After a day of gorging, many Americans sit down to watch the Macy's Thanksgiving Parade. This annual tradition didn't get started until 1924, when Macy's employees held a Christmas parade filled with knights, clowns and jugglers. The 6-mile long parade attracted a crowd of 250,000 viewers, and the department store decided to hold it every year. The first balloon, Felix the Cat, floated above the parade in 1927. Mickey Mouse didn't make his appearance until 1934.

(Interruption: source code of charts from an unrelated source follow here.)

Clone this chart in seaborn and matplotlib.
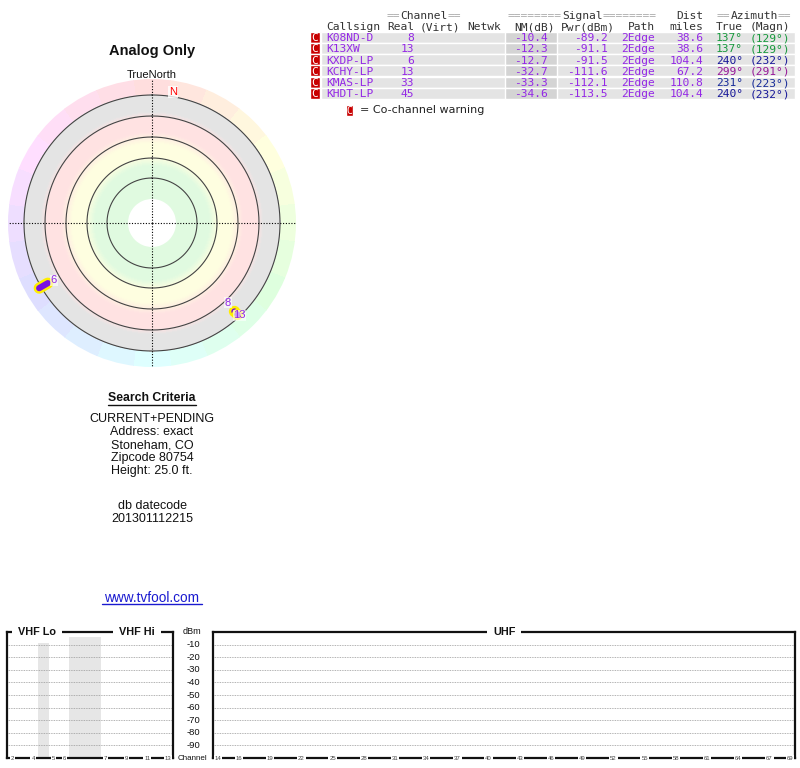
import colorsys
import numpy as np
import pandas as pd
import matplotlib
matplotlib.use("Agg")
import matplotlib.pyplot as plt
import matplotlib.colors as mcolors
import seaborn as sns

# -----------------------------
# DATA
# -----------------------------
callsigns = ["K08ND-D", "K13XW", "KXDP-LP", "KCHY-LP", "KMAS-LP", "KHDT-LP"]
real_ch = [8, 13, 6, 13, 33, 45]
nm_db = [-10.4, -12.3, -12.7, -32.7, -33.3, -34.6]
pwr_dbm = [-89.2, -91.1, -91.5, -111.6, -112.1, -113.5]
paths = ["2Edge", "2Edge", "2Edge", "2Edge", "2Edge", "2Edge"]
dist_mi = [38.6, 38.6, 104.4, 67.2, 110.8, 104.4]
az_true = [137, 137, 240, 299, 231, 240]
az_magn = [129, 129, 232, 291, 223, 232]

vhf_slots = [2, 3, 4, None, 5, 6, None, None, None, 7, 8, 9, 10, 11, 12, 13]
vhf_ticks = [2, 4, 5, 6, 7, 9, 11, 13]
uhf_ticks = [14, 16, 19, 22, 25, 28, 31, 34, 37, 40, 43, 46, 49, 52, 55, 58,
             61, 64, 67, 69]
dbm_levels = [-10, -20, -30, -40, -50, -60, -70, -80, -90]

search_lines = ["CURRENT+PENDING", "Address: exact", "Stoneham, CO",
                "Zipcode 80754", "Height: 25.0 ft."]
datecode_lines = ["db datecode", "201301112215"]

df = pd.DataFrame({
    "callsign": callsigns, "real": real_ch, "nm": nm_db, "pwr": pwr_dbm,
    "path": paths, "dist": dist_mi, "az": az_true, "magn": az_magn
})

# -----------------------------
# STYLE
# -----------------------------
sns.set_theme(style="white")
plt.rcParams["font.family"] = ["Liberation Sans", "DejaVu Sans"]

PURPLE = "#9428e6"
MONO = "DejaVu Sans Mono"


def az_color(az, s=0.84, v=0.6):
    return colorsys.hsv_to_rgb((az % 360) / 360.0, s, v)


fig = plt.figure(figsize=(8, 7.68), dpi=100)
fig.patch.set_facecolor("white")

# pixel-space axes for table and free text
ax_bg = fig.add_axes([0, 0, 1, 1])
ax_bg.set_xlim(0, 800)
ax_bg.set_ylim(768, 0)
ax_bg.axis("off")

# -----------------------------
# LEFT TEXT
# -----------------------------
ax_bg.text(152, 51, "Analog Only", ha="center", va="center",
           fontsize=10.5, fontweight="bold", color="#111")
ax_bg.text(152, 75, "TrueNorth", ha="center", va="center",
           fontsize=8, color="#111")

ax_bg.text(152, 398, "Search Criteria", ha="center", va="center",
           fontsize=8.8, fontweight="bold", color="#111")
ax_bg.plot([108, 196], [405, 405], color="#111", lw=1)
for i, line in enumerate(search_lines):
    ax_bg.text(152, 419 + i * 13, line, ha="center", va="center",
               fontsize=9, color="#111")
for i, line in enumerate(datecode_lines):
    ax_bg.text(152, 506 + i * 13, line, ha="center", va="center",
               fontsize=9, color="#111")
ax_bg.text(152, 598, "www.tvfool.com", ha="center", va="center",
           fontsize=9.8, color="#1a1ad0")
ax_bg.plot([102, 202], [604, 604], color="#1a1ad0", lw=1)

# -----------------------------
# TABLE
# -----------------------------
row_h = 11.2
row_y = 31.7 + row_h * (np.arange(len(df)) + 0.5)

ax_bg.barh(row_y, width=474, left=321, height=row_h, color="#e4e4e4",
           edgecolor="white", linewidth=1)
ax_bg.barh(row_y, width=52, left=505, height=row_h, color="#d4d4d4",
           edgecolor="white", linewidth=1)
ax_bg.barh(row_y, width=10, left=310, height=row_h, color="#c80000",
           edgecolor="white", linewidth=1)

tsz = 8.1
cw = 0.602 * tsz * 100 / 72      # monospace advance in px
hdr_dark = "#333333"
hdr_eq = "#a8a8a8"


def mono(x, y, s, ha="left", color=hdr_dark):
    # y is the visual middle of the capitals
    ax_bg.text(x, y + 4, s, ha=ha, va="baseline", fontsize=tsz,
               family=MONO, color=color)


def group_header(x0, y, n_eq, word):
    mono(x0, y, "=" * n_eq, color=hdr_eq)
    mono(x0 + n_eq * cw, y, word)
    mono(x0 + (n_eq + len(word)) * cw, y, "=" * n_eq, color=hdr_eq)


group_header(387, 15, 2, "Channel")
group_header(508, 15, 8, "Signal")
group_header(717, 15, 2, "Azimuth")
mono(703, 15, "Dist", ha="right")

hdr2 = [(326, "Callsign", "left"), (414, "Real", "right"),
        (460, "(Virt)", "right"), (501, "Netwk", "right"),
        (555, "NM(dB)", "right"), (615, "Pwr(dBm)", "right"),
        (655, "Path", "right"), (703, "miles", "right"),
        (743, "True", "right"), (790, "(Magn)", "right")]
for x, s, ha in hdr2:
    mono(x, 26, s, ha=ha)

for i, r in df.iterrows():
    y = row_y[i]
    mono(315, y, "C", ha="center", color="white")
    mono(326, y, r["callsign"], color=PURPLE)
    mono(414, y, f"{r['real']}", ha="right", color=PURPLE)
    mono(548, y, f"{r['nm']:.1f}", ha="right", color=PURPLE)
    mono(608, y, f"{r['pwr']:.1f}", ha="right", color=PURPLE)
    mono(655, y, r["path"], ha="right", color=PURPLE)
    mono(703, y, f"{r['dist']:.1f}", ha="right", color=PURPLE)
    c = az_color(r["az"])
    mono(743, y, f"{r['az']}\u00b0", ha="right", color=c)
    mono(790, y, f"({r['magn']}\u00b0)", ha="right", color=c)

ax_bg.barh([110], width=7, left=346, height=11, color="#c80000")
ax_bg.text(349.5, 113.5, "C", ha="center", va="baseline", fontsize=7,
           family=MONO, color="white")
ax_bg.text(360, 110, "= Co-channel warning", ha="left", va="center",
           fontsize=8, family="DejaVu Sans", color="#222")

# -----------------------------
# RADAR PLOT
# -----------------------------
R_MAX = 144
axp = fig.add_axes([8 / 800, 1 - 367 / 768, 288 / 800, 288 / 768],
                   projection="polar")
axp.set_theta_zero_location("N")
axp.set_theta_direction(-1)
axp.set_ylim(0, R_MAX)

# outer compass ring, tinted by direction
n_wedge = 24
wedge_az = np.arange(n_wedge) * 360 / n_wedge
axp.bar(np.radians(wedge_az), height=16, width=2 * np.pi / n_wedge,
        bottom=128, color=[colorsys.hsv_to_rgb(a / 360, 0.13, 1.0)
                           for a in wedge_az],
        linewidth=0, antialiased=False)

# signal-strength bands, blended between colour stops
stop_r = [24, 58, 67, 80, 92, 106, 112, 128]
stop_c = ["#e0fae0", "#e0fae0", "#fefee0", "#fefee0", "#ffe2e2", "#ffe2e2",
          "#e4e4e4", "#e4e4e4"]
stop_rgb = np.array([mcolors.to_rgb(c) for c in stop_c])
edges = np.arange(24, 128.5, 1.0)
mids = edges[:-1] + 0.5
band_cols = np.column_stack([np.interp(mids, stop_r, stop_rgb[:, k])
                             for k in range(3)])
axp.bar(np.zeros(len(mids)), height=1.05, width=2 * np.pi,
        bottom=edges[:-1], color=band_cols, linewidth=0, antialiased=False)
axp.bar(0, height=24, width=2 * np.pi, bottom=0, color="white",
        linewidth=0)

theta = np.linspace(0, 2 * np.pi, 361)
for rr in [45, 65, 86, 107, 128]:
    axp.plot(theta, np.full_like(theta, rr), color="#444444", lw=0.8)

for a in [0, 90, 180, 270]:
    axp.plot([np.radians(a)] * 2, [0, R_MAX], color="black", lw=0.8,
             ls=(0, (1, 1.5)))

axp.text(np.radians(9), 133, "N", ha="center", va="center", fontsize=8,
         color="red", bbox=dict(boxstyle="square,pad=0.1", fc="white",
                                ec="none", alpha=0.8))


def nm_to_r(nm):
    # 2.1 px per dB, outer ring at -14 dB
    return 128 - 2.1 * (nm + 14)


vis = df[df["nm"] > -20].copy()
vis["r"] = nm_to_r(vis["nm"])
vis["th"] = np.radians(vis["az"])

label_off = {8: (-4.5, 6), 13: (2, -1), 6: (7.5, 4)}
for _, r in vis.iterrows():
    if r["real"] == 6:
        rs = [r["r"] - 5, r["r"] + 5]
        axp.plot([r["th"]] * 2, rs, color="#ffee00", lw=8,
                 solid_capstyle="round", zorder=4)
        axp.plot([r["th"]] * 2, rs, color="#7a10e0", lw=4.5,
                 solid_capstyle="round", zorder=4)

dots = vis[vis["real"] != 6]
sns.scatterplot(x=dots["th"].values, y=dots["r"].values, ax=axp, s=40,
                color="#7a10e0", edgecolor="#ffee00", linewidth=1.8,
                legend=False, zorder=5)
axp.set_ylim(0, R_MAX)
axp.axis("off")

for _, r in vis.iterrows():
    axp.annotate(str(r["real"]), (r["th"], r["r"]),
                 xytext=label_off.get(r["real"], (5, 5)),
                 textcoords="offset points", ha="center", va="center",
                 fontsize=8, color=PURPLE, zorder=6,
                 bbox=dict(boxstyle="square,pad=0.05", fc="white",
                           ec="none", alpha=0.6))

# -----------------------------
# SPECTRUM PANELS
# -----------------------------
SLOT_PX = 10.4
PANEL_TOP, PANEL_BOT = 632, 758


def panel(left_px, x_lo, x_hi):
    w = (x_hi - x_lo) * SLOT_PX
    ax = fig.add_axes([left_px / 800, (768 - PANEL_BOT) / 768, w / 800,
                       (PANEL_BOT - PANEL_TOP) / 768])
    ax.set_xlim(x_lo, x_hi)
    ax.set_ylim(-100, 0)
    ax.set_xticks([])
    ax.set_yticks([])
    ax.set_facecolor("white")
    for sp in ax.spines.values():
        sp.set_visible(True)
        sp.set_color("#111")
        sp.set_linewidth(1.6)
    for v in dbm_levels:
        ax.axhline(v, color="#999", lw=0.6, ls=(0, (1, 1)), zorder=1)
    return ax


def title(ax, x, s):
    ax.text(x, 0, s, ha="center", va="center", fontsize=7.8,
            fontweight="bold", color="#111", zorder=5, clip_on=False,
            bbox=dict(boxstyle="square,pad=0.55", fc="white", ec="none"))


def tick_labels(ax, xs, labels):
    for x, s in zip(xs, labels):
        ax.text(x, -100, s, ha="center", va="center", fontsize=4.3,
                color="#444", zorder=5, clip_on=False,
                bbox=dict(boxstyle="square,pad=0.15", fc="white",
                          ec="none"))


ax_v = panel(7, -0.5, len(vhf_slots) - 0.5)
for i, ch in enumerate(vhf_slots):
    if ch is None:
        ax_v.axvspan(i - 0.5, i + 0.5, ymin=0, ymax=0.96, color="#e6e6e6",
                     lw=0, zorder=0)
lo = [i for i, c in enumerate(vhf_slots) if c is not None and c <= 6]
hi = [i for i, c in enumerate(vhf_slots) if c is not None and c >= 7]
title(ax_v, np.mean(lo), "VHF Lo")
title(ax_v, np.mean(hi), "VHF Hi")
tick_labels(ax_v, [vhf_slots.index(c) for c in vhf_ticks],
            [str(c) for c in vhf_ticks])

ax_u = panel(213, 13.5, 69.5)
title(ax_u, (14 + 69) / 2, "UHF")
tick_labels(ax_u, uhf_ticks, [str(c) for c in uhf_ticks])

# dBm scale between the panels
xm = ax_v.get_yaxis_transform()
x_mid = (192 - 7) / (16 * SLOT_PX)
ax_v.text(x_mid, 0, "dBm", transform=xm, ha="center", va="center",
          fontsize=6.5, color="#111", clip_on=False)
for v in dbm_levels:
    ax_v.text(x_mid + 0.008, v, str(v), transform=xm, ha="center",
              va="center", fontsize=6.8, color="#111", clip_on=False)
ax_v.text(x_mid, -100, "Channel", transform=xm, ha="center", va="center",
          fontsize=5.8, color="#111", clip_on=False)

fig.savefig("out.png", dpi=100, facecolor="white")
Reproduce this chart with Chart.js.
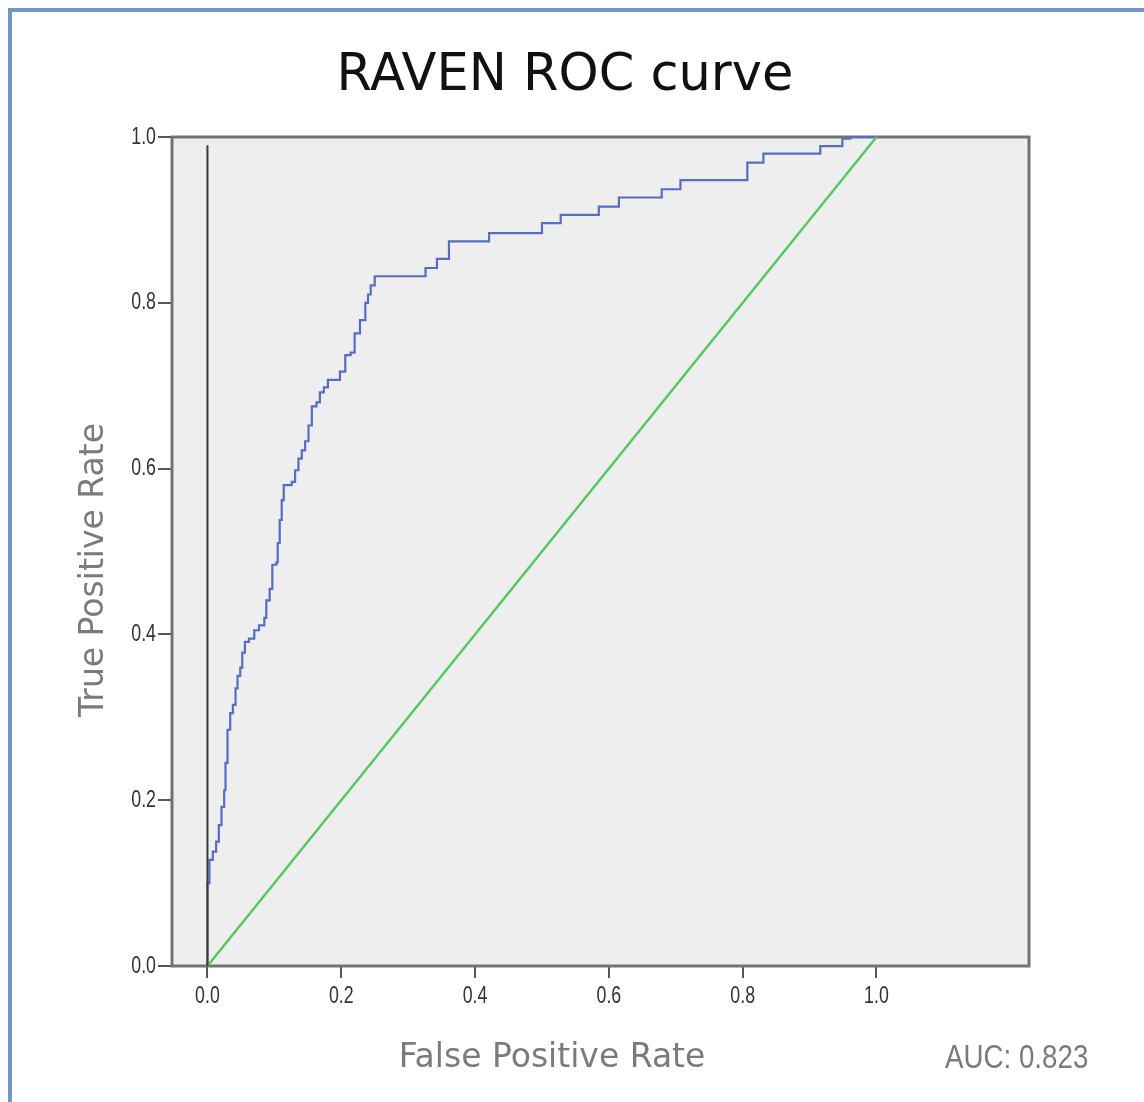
<!DOCTYPE html>
<html>
<head>
<meta charset="utf-8">
<title>RAVEN ROC curve</title>
<script src="https://cdn.jsdelivr.net/npm/chart.js@4.4.1/dist/chart.umd.min.js"></script>
<style>
  html, body { margin: 0; padding: 0; background: #fff; overflow: hidden; }
  #wrap { position: relative; width: 1144px; height: 1102px; }
  #frame {
    position: absolute; left: 8px; top: 8px; width: 1200px; height: 1200px;
    border-left: 4px solid #7196c6; border-top: 4px solid #7196c6;
  }
  #roc { position: absolute; left: 0; top: 0; }
</style>
</head>
<body>
<div id="wrap">
  <div id="frame"></div>
  <canvas id="roc" width="1144" height="1102"></canvas>
</div>
<script>
// ROC step points: false positive rate / true positive rate at each step
const fpr = [
  0.000, 0.000, 0.003, 0.008, 0.013, 0.017, 0.021, 0.025, 0.027, 0.030,
  0.034, 0.038, 0.042, 0.045, 0.049, 0.052, 0.056, 0.062, 0.070, 0.077,
  0.085, 0.088, 0.093, 0.097, 0.103, 0.105, 0.108, 0.111, 0.114, 0.126,
  0.131, 0.136, 0.141, 0.146, 0.151, 0.156, 0.163, 0.168, 0.174, 0.180,
  0.198, 0.206, 0.214, 0.220, 0.228, 0.236, 0.240, 0.244, 0.250, 0.326,
  0.343, 0.361, 0.421, 0.500, 0.528, 0.585, 0.615, 0.679, 0.707, 0.807,
  0.831, 0.916, 0.949, 0.961, 1.000
];
const tpr = [
  0.000, 0.100, 0.128, 0.138, 0.150, 0.170, 0.192, 0.212, 0.245, 0.285,
  0.305, 0.315, 0.335, 0.350, 0.360, 0.378, 0.391, 0.395, 0.405, 0.411,
  0.420, 0.441, 0.455, 0.484, 0.487, 0.510, 0.538, 0.562, 0.580, 0.584,
  0.598, 0.612, 0.622, 0.633, 0.652, 0.675, 0.680, 0.692, 0.698, 0.707,
  0.717, 0.737, 0.740, 0.763, 0.779, 0.800, 0.810, 0.821, 0.832, 0.842,
  0.853, 0.874, 0.884, 0.896, 0.906, 0.916, 0.927, 0.937, 0.948, 0.969,
  0.980, 0.989, 0.998, 1.000, 1.000
];

// chance line and the vertical reference line at x = 0
const diagX = [0, 1];
const diagY = [0, 1];
const refX = [0, 0];
const refY = [0, 0.99];

const xTickValues = [0, 0.2, 0.4, 0.6, 0.8, 1.0];
const yTickValues = [0, 0.2, 0.4, 0.6, 0.8, 1.0];
const xRange = [-0.053, 1.228];

const titleText = 'RAVEN ROC curve';
const xTitle = 'False Positive Rate';
const yTitle = 'True Positive Rate';
const aucText = 'AUC: 0.823';

const toPoints = (xs, ys) => xs.map((x, i) => ({ x, y: ys[i] }));

// narrow text: squeeze Liberation Sans horizontally
function narrowText(ctx, text, x, y, squeeze) {
  ctx.save();
  ctx.translate(x, y);
  ctx.scale(squeeze, 1);
  ctx.fillText(text, 0, 0);
  ctx.restore();
}

// grey plot panel with a dark frame
const panel = {
  id: 'panel',
  beforeDatasetsDraw(chart) {
    const { ctx, chartArea: a } = chart;
    ctx.save();
    ctx.fillStyle = '#eeeeee';
    ctx.fillRect(a.left, a.top, a.right - a.left, a.bottom - a.top);
    ctx.strokeStyle = '#727272';
    ctx.lineWidth = 3;
    ctx.strokeRect(a.left, a.top, a.right - a.left, a.bottom - a.top);
    ctx.restore();
  }
};

// condensed tick labels placed from the scales' own tick values
const tickLabels = {
  id: 'tickLabels',
  afterDraw(chart) {
    const { ctx, scales: { x, y } } = chart;
    ctx.save();
    ctx.fillStyle = '#333';
    ctx.font = '24px "Liberation Sans", Arial, sans-serif';
    ctx.textBaseline = 'middle';
    ctx.textAlign = 'right';
    y.ticks.forEach(t => {
      narrowText(ctx, t.value.toFixed(1), y.right - 16, y.getPixelForValue(t.value), 0.74);
    });
    ctx.textAlign = 'center';
    ctx.textBaseline = 'top';
    x.ticks.forEach(t => {
      narrowText(ctx, t.value.toFixed(1), x.getPixelForValue(t.value), x.top + 18, 0.74);
    });
    ctx.restore();
  }
};

// titles and AUC note
const labels = {
  id: 'labels',
  afterDraw(chart) {
    const ctx = chart.ctx;
    ctx.save();
    ctx.textBaseline = 'alphabetic';

    ctx.fillStyle = '#111';
    ctx.font = '51px "DejaVu Sans"';
    ctx.textAlign = 'center';
    ctx.fillText(titleText, 565, 90);

    ctx.fillStyle = '#7b7b7b';
    ctx.font = '33px "DejaVu Sans"';
    ctx.fillText(xTitle, 552, 1067);

    ctx.save();
    ctx.translate(103, 570);
    ctx.rotate(-Math.PI / 2);
    ctx.fillText(yTitle, 0, 0);
    ctx.restore();

    ctx.textAlign = 'left';
    ctx.font = '33px "Liberation Sans", Arial, sans-serif';
    narrowText(ctx, aucText, 945, 1068, 0.84);
    ctx.restore();
  }
};

new Chart(document.getElementById('roc'), {
  type: 'scatter',
  data: {
    datasets: [
      {
        label: 'Reference',
        data: toPoints(refX, refY),
        showLine: true,
        borderColor: '#3a3a3a',
        borderWidth: 2,
        pointRadius: 0,
        clip: false
      },
      {
        label: 'Chance',
        data: toPoints(diagX, diagY),
        showLine: true,
        borderColor: 'rgb(86, 200, 96)',
        borderWidth: 2.5,
        pointRadius: 0,
        clip: false
      },
      {
        label: 'RAVEN',
        data: toPoints(fpr, tpr),
        showLine: true,
        stepped: 'before',
        borderColor: 'rgb(88, 108, 196)',
        borderWidth: 2.2,
        pointRadius: 0,
        clip: false
      }
    ]
  },
  options: {
    responsive: false,
    animation: false,
    layout: { padding: { left: 0, top: 137, right: 115, bottom: 0 } },
    plugins: {
      legend: { display: false },
      tooltip: { enabled: false }
    },
    scales: {
      x: {
        type: 'linear',
        min: xRange[0],
        max: xRange[1],
        afterBuildTicks: (scale) => { scale.ticks = xTickValues.map(v => ({ value: v })); },
        afterFit: (scale) => { scale.height = 136; },
        grid: { drawOnChartArea: false, drawTicks: true, tickLength: 12, color: '#555', lineWidth: 2 },
        border: { display: false },
        ticks: { display: false }
      },
      y: {
        type: 'linear',
        min: 0,
        max: 1,
        afterBuildTicks: (scale) => { scale.ticks = yTickValues.map(v => ({ value: v })); },
        afterFit: (scale) => { scale.width = 172; },
        grid: { drawOnChartArea: false, drawTicks: true, tickLength: 14, color: '#555', lineWidth: 2 },
        border: { display: false },
        ticks: { display: false }
      }
    }
  },
  plugins: [panel, tickLabels, labels]
});
</script>
</body>
</html>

The first settlers may have stuffed themselves with a range of meats at the dinner table, but the turducken is a fairly recent invention. A chicken stuffed inside a duck stuffed inside a turkey. The dish first appeared in central Louisiana meat shops sometime between the late 1970s and early 1980s and was popularized by Cajun chef Paul Prudhomme. But the tradition of stuffing birds inside of other birds like Russian dolls may have even older roots: French foodie Grimod de la Reynière first described the rôti sans pareil (roast without equal) in L'Almanac des Gourmands between 1803 and 1812. The dish packs 17 birds inside one another, from a tiny warbler all the way up to a giant bird called a bustard.


Another family pastime is Thanksgiving football, which has its roots in the Great Depression. After the Portsmouth Spartans moved to Detroit in 1930, the team's owner knew he had to do something to draw football fans to the new team. In 1934, he arranged a match between the Spartans (renamed the Lions) and the world champions, the Chicago Bears. Though the Spartans lost, a Thanksgiving tradition was born: The game sold out two weeks in advance, and the event became such a hit that it was repeated the year after. This time, the Lions prevailed.

What is your favorite Thanksgiving tradition?